Ângela Kaxuyana, liderança indígena do povo  Kahyana, foi a primeira mulher a receber de uma autoridade mais velha o txama txama, como reconhecimento pelo seu trabalho. “Precisamos dar protagonismo para as mulheres. Dizer que elas também podem se apropriar desse símbolo da nossa cultura, respeitando o sentido de ter isso no seu corpo”, afirma. “Para mim, foi uma oportunidade de me reconectar com o sentido dessa coroa, uma grande responsabilidade e sentimento de pertencimento”, completa.

1° Ciclo do Campo 

O projeto prevê a realização de encontros e festividades para promover a transmissão do conhecimento entre gerações e a documentação audiovisual das práticas, processos e significados da arte. A primeira etapa da pesquisa, voltada para registro e coleta de dados sobre as técnicas de fabricação do txama txama, foi promovida pela AIKATUK no início do mês de março, na Aldeia Chapéu (TI Katxuyana Tunayana). 

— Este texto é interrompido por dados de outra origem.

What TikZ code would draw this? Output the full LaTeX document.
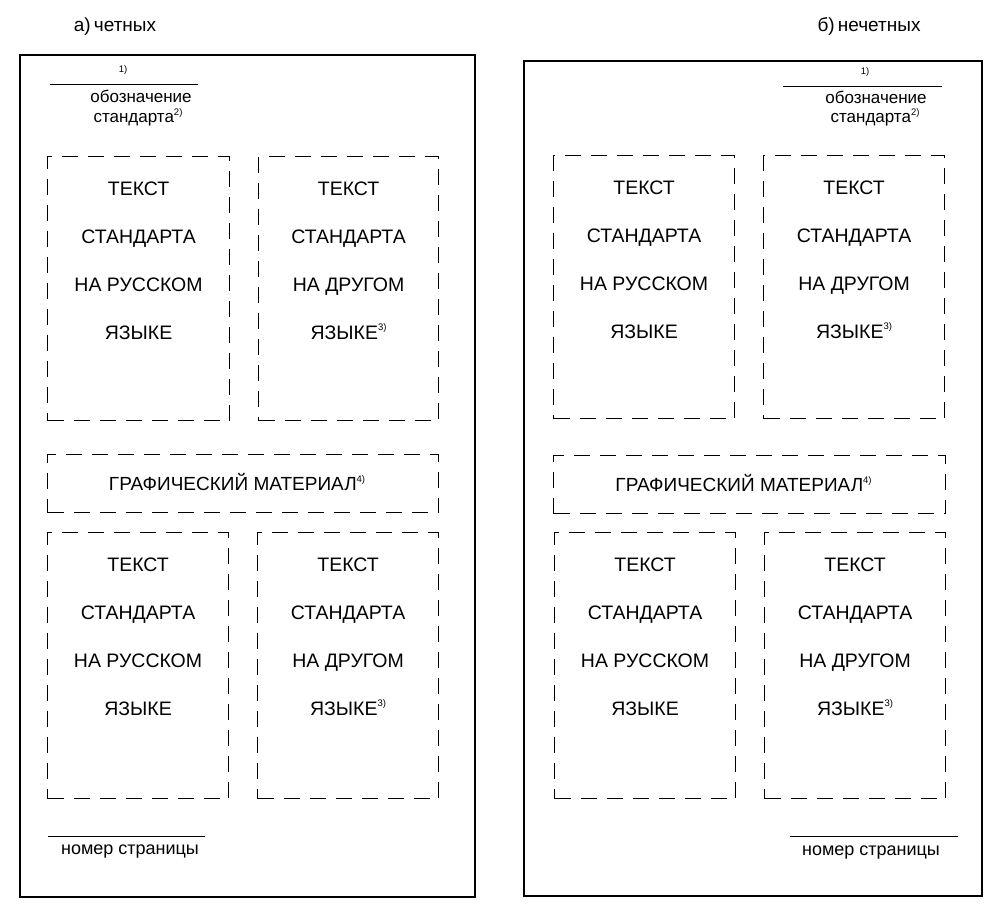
\documentclass[tikz,border=0pt]{standalone}
\usepackage{fontspec}
\setmainfont{Liberation Sans}
\usetikzlibrary{calc}

\newcommand{\fnmark}[1]{\raisebox{0.42em}{\fontsize{9.5}{9.5}\selectfont #1}}

\tikzset{
  pageframe/.style={draw,line width=1.6pt},
  textbox/.style={draw,dash pattern=on 16pt off 10pt,line width=1.1pt,inner sep=0pt,anchor=north west},
  word/.style={font=\fontsize{17}{20}\selectfont,anchor=base,inner sep=0pt},
  caps/.style={font=\fontsize{19.5}{22}\selectfont,anchor=base,inner sep=0pt},
  note/.style={font=\fontsize{9.5}{9.5}\selectfont,inner sep=0pt},
  rule/.style={line width=0.9pt}
}

\begin{document}
\begin{tikzpicture}[x=1pt,y=-1pt]
\useasboundingbox (0,0) rectangle (995,912);

% a) even pages
\node[word,font=\fontsize{19}{22}\selectfont] (titleA) at (115,31.5) {а)\,четных};
\draw[pageframe] (20,55) rectangle (475,897);
\node[note] (fnA) at (123,70) {1)};
\draw[rule] (50,84) -- (198,84);
\node[word] (desA) at (141,102.5) {обозначение};
\node[word] (stdA) at (138,122.5) {стандарта\fnmark{2)}};

\node[textbox,minimum width=182pt,minimum height=264pt] (ruA) at (47,156) {};
\node[textbox,minimum width=180pt,minimum height=264pt] (otA) at (258,156) {};
\node[textbox,minimum width=391pt,minimum height=58pt] (grA) at (47,454) {};
\node[textbox,minimum width=181pt,minimum height=266pt] (ruB) at (47,532) {};
\node[textbox,minimum width=181pt,minimum height=266pt] (otB) at (257,532) {};

\draw[rule] (48,836) -- (205,836);
\node[word,font=\fontsize{18}{20}\selectfont] (pgA) at (130,854.5) {номер страницы};

% b) odd pages
\node[word,font=\fontsize{19}{22}\selectfont] (titleB) at (869,31.5) {б)\,нечетных};
\draw[pageframe] (524,61) rectangle (982,896);
\node[note] (fnB) at (865,72) {1)};
\draw[rule] (783,86) -- (942,86);
\node[word] (desB) at (876,104) {обозначение};
\node[word] (stdB) at (875,123) {стандарта\fnmark{2)}};

\node[textbox,minimum width=181pt,minimum height=263pt] (ruC) at (553,155) {};
\node[textbox,minimum width=181pt,minimum height=263pt] (otC) at (763,155) {};
\node[textbox,minimum width=392pt,minimum height=58pt] (grB) at (553,455) {};
\node[textbox,minimum width=181pt,minimum height=266pt] (ruD) at (554,532) {};
\node[textbox,minimum width=181pt,minimum height=266pt] (otD) at (764,532) {};

\draw[rule] (790,836) -- (958,836);
\node[word,font=\fontsize{18}{20}\selectfont] (pgB) at (871,855.5) {номер страницы};

% texts in the boxes
\foreach \bx in {ruA,ruB,ruC,ruD}
  \foreach \txt [count=\i] in {ТЕКСТ,СТАНДАРТА,НА РУССКОМ,ЯЗЫКЕ}
    \node[caps] (\bx-\i) at ($(\bx.north)+(0,{48*\i-9})$) {\txt};
\foreach \bx in {otA,otB,otC,otD}
  \foreach \txt [count=\i] in {ТЕКСТ,СТАНДАРТА,НА ДРУГОМ,ЯЗЫКЕ\fnmark{3)}}
    \node[caps] (\bx-\i) at ($(\bx.north)+(0,{48*\i-9})$) {\txt};
\foreach \bx in {grA,grB}
  \node[caps,font=\fontsize{19}{22}\selectfont] (\bx-1) at ($(\bx.center)+(-6,7)$) {ГРАФИЧЕСКИЙ МАТЕРИАЛ\fnmark{4)}};
\end{tikzpicture}
\end{document}
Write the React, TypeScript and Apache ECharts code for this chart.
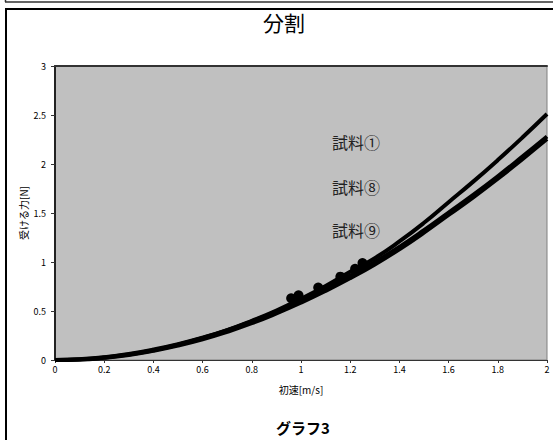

Técnicas de fabricação do txama txama estão sendo ensinadas aos mais jovens. (Foto: Luísa Girardi)

Na ocasião, uma equipe formada por pesquisadores indígenas e não indígenas, além de historiadores, biólogos e antropólogos acompanhou e registrou todos os processos da atividade, desde coleta dos materiais na floresta até entrevista com os mestres. A oficina contou ainda com a realização de gravações audiovisuais e registros em caderno de campo, e a presença de uma consultora de comunicação audiovisual, responsável por orientar os jovens cinegrafistas indígenas nos registros da atividade. 

“Após essa primeira etapa de campo, 12 rapazes confeccionaram seus txama txama, demonstrando a efetividade do projeto no que diz respeito à revitalização dos saberes e fazeres”, ressalta a coordenadora técnica do projeto e consultora do Programa Tumucumaque-Wayamu, Luísa Girardi.

A iniciativa conta com recursos do Programa Nacional do Patrimônio Imaterial do Iphan.